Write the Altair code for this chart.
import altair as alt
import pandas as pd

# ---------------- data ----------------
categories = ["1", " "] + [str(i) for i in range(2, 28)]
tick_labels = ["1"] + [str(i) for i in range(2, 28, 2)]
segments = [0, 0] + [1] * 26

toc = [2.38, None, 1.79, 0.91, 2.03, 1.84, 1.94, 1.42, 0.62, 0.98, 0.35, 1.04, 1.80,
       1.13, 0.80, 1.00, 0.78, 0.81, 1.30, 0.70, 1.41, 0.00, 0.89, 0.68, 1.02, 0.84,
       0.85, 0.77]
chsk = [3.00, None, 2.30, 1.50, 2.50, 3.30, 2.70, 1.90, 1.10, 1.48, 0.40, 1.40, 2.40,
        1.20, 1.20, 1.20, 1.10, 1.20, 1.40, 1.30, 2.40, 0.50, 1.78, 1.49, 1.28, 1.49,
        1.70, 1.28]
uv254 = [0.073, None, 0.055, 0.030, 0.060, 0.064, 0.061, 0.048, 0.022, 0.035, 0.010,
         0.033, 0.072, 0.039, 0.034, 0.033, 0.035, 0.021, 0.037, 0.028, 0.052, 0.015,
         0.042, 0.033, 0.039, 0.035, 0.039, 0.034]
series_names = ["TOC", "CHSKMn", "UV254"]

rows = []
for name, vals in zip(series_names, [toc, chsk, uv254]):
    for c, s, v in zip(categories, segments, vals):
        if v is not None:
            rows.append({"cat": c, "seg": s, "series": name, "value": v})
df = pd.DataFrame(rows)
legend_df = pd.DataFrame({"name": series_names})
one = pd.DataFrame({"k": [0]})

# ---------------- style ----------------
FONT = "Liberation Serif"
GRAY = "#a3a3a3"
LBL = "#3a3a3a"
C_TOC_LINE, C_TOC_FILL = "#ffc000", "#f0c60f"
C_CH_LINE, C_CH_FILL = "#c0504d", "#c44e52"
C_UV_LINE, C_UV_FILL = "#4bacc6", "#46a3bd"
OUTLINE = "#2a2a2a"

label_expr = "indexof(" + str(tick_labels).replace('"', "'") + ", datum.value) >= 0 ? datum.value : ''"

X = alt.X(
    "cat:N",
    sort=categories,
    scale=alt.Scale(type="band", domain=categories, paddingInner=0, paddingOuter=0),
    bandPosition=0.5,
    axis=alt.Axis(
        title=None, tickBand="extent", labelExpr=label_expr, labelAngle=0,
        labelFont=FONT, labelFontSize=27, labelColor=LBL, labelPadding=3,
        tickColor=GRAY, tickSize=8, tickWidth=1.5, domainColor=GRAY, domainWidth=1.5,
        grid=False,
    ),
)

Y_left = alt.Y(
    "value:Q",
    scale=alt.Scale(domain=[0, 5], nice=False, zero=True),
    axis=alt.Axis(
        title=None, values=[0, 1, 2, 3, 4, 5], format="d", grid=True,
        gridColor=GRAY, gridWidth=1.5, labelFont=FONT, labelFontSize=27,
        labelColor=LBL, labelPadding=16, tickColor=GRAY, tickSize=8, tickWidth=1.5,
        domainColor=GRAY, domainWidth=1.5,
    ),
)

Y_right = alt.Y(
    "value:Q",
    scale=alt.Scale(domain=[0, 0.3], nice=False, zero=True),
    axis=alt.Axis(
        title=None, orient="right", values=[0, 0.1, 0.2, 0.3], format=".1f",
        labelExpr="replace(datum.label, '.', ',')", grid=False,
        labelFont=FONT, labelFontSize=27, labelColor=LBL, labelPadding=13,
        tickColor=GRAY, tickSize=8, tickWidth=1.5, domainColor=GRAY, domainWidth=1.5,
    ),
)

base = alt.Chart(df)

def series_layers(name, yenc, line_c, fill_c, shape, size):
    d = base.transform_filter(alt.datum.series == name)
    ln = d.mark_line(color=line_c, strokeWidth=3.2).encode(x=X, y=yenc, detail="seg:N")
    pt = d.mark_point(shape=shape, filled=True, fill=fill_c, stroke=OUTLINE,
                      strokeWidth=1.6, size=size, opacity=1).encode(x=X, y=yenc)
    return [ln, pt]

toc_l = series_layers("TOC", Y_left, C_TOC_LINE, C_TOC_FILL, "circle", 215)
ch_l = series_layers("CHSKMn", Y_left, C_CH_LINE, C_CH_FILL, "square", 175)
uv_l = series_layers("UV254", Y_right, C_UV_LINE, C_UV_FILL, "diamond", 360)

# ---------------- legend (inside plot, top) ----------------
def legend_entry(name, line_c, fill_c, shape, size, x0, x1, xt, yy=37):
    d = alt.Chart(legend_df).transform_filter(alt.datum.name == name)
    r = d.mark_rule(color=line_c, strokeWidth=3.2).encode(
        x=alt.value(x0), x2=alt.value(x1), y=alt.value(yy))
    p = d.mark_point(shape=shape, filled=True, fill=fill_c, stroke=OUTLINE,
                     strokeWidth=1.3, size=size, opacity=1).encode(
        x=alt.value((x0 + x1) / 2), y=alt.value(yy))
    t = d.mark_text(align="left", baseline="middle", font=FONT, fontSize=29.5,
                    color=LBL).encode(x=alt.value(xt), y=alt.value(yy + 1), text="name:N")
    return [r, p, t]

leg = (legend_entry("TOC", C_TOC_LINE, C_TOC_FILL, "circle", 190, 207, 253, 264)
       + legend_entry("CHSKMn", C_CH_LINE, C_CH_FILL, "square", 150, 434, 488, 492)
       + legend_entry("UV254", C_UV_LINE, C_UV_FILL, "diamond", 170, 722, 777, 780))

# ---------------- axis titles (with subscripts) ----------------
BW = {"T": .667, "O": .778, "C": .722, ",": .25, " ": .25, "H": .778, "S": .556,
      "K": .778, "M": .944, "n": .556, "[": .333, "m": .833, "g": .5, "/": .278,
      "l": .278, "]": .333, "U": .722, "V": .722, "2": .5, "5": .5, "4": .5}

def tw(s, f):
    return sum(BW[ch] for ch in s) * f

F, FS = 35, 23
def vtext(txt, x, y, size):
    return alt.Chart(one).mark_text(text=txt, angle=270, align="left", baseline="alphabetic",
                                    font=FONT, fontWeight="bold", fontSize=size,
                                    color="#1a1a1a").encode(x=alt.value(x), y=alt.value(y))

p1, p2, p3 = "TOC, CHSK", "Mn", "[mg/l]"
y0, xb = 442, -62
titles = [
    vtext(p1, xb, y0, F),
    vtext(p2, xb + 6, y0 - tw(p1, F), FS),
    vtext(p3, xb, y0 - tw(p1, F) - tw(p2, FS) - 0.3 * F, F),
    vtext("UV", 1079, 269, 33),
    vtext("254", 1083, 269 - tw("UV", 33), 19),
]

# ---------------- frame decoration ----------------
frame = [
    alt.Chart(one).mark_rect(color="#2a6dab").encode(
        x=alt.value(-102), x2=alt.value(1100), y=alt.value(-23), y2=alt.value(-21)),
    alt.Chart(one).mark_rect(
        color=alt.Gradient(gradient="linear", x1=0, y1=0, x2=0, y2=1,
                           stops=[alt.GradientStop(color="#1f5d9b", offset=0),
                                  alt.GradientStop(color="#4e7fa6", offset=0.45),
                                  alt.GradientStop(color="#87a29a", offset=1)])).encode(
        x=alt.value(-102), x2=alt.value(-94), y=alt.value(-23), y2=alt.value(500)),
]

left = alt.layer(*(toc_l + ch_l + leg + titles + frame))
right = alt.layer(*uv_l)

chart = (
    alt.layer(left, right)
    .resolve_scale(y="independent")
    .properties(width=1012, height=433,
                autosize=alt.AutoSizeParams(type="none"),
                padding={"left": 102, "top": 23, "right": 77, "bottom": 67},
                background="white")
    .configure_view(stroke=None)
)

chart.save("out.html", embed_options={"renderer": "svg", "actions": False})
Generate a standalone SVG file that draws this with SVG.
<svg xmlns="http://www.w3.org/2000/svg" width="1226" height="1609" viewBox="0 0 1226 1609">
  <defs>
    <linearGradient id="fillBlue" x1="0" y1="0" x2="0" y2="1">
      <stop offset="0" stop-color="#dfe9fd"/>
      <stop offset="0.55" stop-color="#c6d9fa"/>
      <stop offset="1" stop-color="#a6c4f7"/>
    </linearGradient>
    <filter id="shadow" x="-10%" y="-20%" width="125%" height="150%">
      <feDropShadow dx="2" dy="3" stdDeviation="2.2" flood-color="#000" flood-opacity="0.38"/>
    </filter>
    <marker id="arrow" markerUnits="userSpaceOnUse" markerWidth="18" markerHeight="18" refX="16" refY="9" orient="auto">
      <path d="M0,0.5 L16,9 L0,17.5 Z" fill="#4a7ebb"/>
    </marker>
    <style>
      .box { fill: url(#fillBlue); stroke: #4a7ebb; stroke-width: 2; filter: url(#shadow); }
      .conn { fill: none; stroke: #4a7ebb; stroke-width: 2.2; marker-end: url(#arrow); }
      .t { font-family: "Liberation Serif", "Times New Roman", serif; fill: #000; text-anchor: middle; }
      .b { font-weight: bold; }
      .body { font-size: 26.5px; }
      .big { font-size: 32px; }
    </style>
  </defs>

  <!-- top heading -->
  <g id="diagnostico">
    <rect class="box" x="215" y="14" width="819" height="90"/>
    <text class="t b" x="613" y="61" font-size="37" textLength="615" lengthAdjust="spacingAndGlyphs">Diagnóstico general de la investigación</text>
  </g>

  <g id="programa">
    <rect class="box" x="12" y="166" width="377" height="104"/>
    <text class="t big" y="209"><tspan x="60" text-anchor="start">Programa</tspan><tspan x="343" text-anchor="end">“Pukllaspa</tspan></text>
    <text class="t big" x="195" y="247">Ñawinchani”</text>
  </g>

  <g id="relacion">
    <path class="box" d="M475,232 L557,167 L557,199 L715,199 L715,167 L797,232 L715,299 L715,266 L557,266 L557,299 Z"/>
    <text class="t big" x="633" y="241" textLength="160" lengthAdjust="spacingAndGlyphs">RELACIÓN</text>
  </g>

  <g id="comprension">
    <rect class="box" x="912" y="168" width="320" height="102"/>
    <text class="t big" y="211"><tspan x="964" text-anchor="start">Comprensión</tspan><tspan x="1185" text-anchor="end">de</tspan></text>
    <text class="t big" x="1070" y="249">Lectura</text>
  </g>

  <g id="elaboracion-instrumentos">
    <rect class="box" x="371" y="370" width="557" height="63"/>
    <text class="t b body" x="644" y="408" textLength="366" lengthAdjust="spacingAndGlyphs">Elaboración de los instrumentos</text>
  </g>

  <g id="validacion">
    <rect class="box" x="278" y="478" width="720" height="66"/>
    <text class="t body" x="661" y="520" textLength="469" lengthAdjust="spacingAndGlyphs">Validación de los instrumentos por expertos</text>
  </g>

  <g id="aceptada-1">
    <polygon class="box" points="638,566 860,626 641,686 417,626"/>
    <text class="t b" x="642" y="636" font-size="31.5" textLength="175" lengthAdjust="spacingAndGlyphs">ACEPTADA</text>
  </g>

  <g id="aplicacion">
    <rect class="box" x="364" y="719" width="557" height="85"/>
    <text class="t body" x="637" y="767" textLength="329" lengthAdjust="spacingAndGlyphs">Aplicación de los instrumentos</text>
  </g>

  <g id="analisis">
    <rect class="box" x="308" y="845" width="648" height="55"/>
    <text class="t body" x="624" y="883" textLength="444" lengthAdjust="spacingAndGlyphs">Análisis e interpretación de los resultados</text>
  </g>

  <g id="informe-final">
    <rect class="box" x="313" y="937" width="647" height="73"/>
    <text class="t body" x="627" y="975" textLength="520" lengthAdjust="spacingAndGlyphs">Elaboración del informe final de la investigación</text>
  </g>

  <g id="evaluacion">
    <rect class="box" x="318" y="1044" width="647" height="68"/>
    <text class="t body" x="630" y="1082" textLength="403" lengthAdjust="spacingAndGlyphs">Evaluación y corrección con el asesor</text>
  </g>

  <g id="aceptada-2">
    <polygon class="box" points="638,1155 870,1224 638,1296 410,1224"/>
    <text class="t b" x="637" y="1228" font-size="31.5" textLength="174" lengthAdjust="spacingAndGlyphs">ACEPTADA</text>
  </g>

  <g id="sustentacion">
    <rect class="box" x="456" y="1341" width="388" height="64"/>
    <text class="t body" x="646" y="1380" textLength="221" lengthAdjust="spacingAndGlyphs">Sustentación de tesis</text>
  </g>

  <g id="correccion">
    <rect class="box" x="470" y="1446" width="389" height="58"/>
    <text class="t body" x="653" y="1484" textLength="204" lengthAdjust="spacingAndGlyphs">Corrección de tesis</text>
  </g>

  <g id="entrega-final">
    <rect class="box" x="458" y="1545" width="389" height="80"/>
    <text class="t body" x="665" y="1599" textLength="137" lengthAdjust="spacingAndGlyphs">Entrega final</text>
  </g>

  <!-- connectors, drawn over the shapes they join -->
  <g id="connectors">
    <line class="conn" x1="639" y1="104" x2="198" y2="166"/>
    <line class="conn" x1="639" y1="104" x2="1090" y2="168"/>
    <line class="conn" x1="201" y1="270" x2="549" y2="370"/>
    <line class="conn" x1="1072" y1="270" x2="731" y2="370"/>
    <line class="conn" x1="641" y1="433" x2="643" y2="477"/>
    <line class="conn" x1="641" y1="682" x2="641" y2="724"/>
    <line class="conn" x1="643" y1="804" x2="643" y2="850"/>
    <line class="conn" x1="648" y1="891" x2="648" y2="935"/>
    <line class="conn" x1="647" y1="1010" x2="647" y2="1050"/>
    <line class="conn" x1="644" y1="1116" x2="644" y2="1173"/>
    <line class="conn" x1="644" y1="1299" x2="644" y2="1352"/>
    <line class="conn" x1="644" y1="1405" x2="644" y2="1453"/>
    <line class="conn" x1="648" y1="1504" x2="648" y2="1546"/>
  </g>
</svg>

━━━━━━━━━━

== Aim of the exercise ==
Return exactly the lines that run from the top of the listing above to the line containing "segments = [0, 0] + [1] * 26", please, keeping both end lines and leaving out everything else.

== Finished answer ==
Write the Altair code for this chart.
import altair as alt
import pandas as pd

# ---------------- data ----------------
categories = ["1", " "] + [str(i) for i in range(2, 28)]
tick_labels = ["1"] + [str(i) for i in range(2, 28, 2)]
segments = [0, 0] + [1] * 26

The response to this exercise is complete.